In the Committee's view, this support is truly vital, given that ever increasing numbers of people are now turning to the scheme in the wake of the economic and financial crises.


As a body with its roots in civil society, the Committee stands still more firmly behind this proposal. At national level, the scheme is largely implemented by volunteers from charitable organisations, who would find it incomprehensible for PEAD funding to be cut by 75 % between 2011 and 2012, or for the programme to be all but abandoned in 2013 due to a lack of intervention stocks. In the Committee's view, this EU-funded programme gives the European public a positive image of the European Union.


The Committee also welcomes the fact that the Commission has taken account of certain recommendations it made in its previous opinion issued in January 2011 (1), in particular that the scheme should continue to be fully funded from the CAP budget in 2012 and 2013 and that it should be made possible for some of the administrative, transport and storage costs incurred by charitable organisations to be reimbursed.


The EESC endorses the proposal to allow Member States the option of selecting products of Union origin. This will mean that, as well as fulfilling its role of stabilising the internal market, the scheme will also offer every guarantee that the products that are delivered will meet the stringent standards required of European producers.

2.   Background


It should be remembered that free food distribution to the most deprived people in the Community began in 1986/87, following a particularly harsh winter. The food redistributed by charitable organisations in the various Member States came from the surplus stocks of farm produce known as intervention stocks.


The use of intervention stocks, which subsequently became official policy, allowed for the simultaneous pursuit of the two goals of assisting the EU's most disadvantaged people whilst also helping to re-stabilise agricultural markets.


Beginning in 1992, successive reforms of the CAP have helped to bring about significant reductions in intervention stocks. Once systemic, they have gradually become a short-term phenomenon. In recent years, stock levels have declined to the point where the demand for food aid can no longer be met from this source alone.


Changes had already been made to the programme in 1995 to allow the shortfall in products from intervention stocks to be compensated by purchases on the market.


As a result of the enlargement of the European Union, the Commission adapted the programme in 2009, by increasing the budget allocated to the scheme.


In 2008, recognising that the situation had evolved, the Commission launched a debate on the food aid programme for the most deprived, which led to a proposal for a Council Regulation aimed at putting the programme on a permanent footing.

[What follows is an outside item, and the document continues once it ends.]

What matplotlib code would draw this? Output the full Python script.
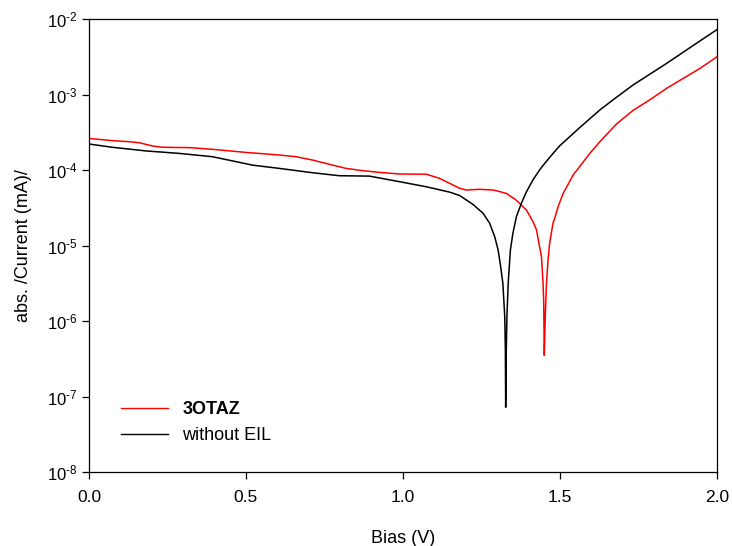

The proposal set out a series of changes to the existing rules regarding: sources of supply; the variety of foods available; a three-year distribution plan; the establishment of priorities by the Member States; the progressive introduction of co-financing and an increase in the budget for the scheme. This proposal was opposed by a blocking minority in the Council.


On 17 September 2010, the Commission adopted an amended proposal reflecting some of the changes proposed in the European Parliament's opinion of 26 March 2009 on the initial proposal regarding the increase in the co-financing rate, the annual ceiling of EUR 500 million for the EU's financial contribution to the scheme and the option for Member States to give preference to food products of Union origin.


The discussions at the Agriculture and Fisheries Council of 27 September 2010 ended with the confirmation of the blocking minority.


The EESC submitted an opinion on the amended proposal on 20 January 2011 (2).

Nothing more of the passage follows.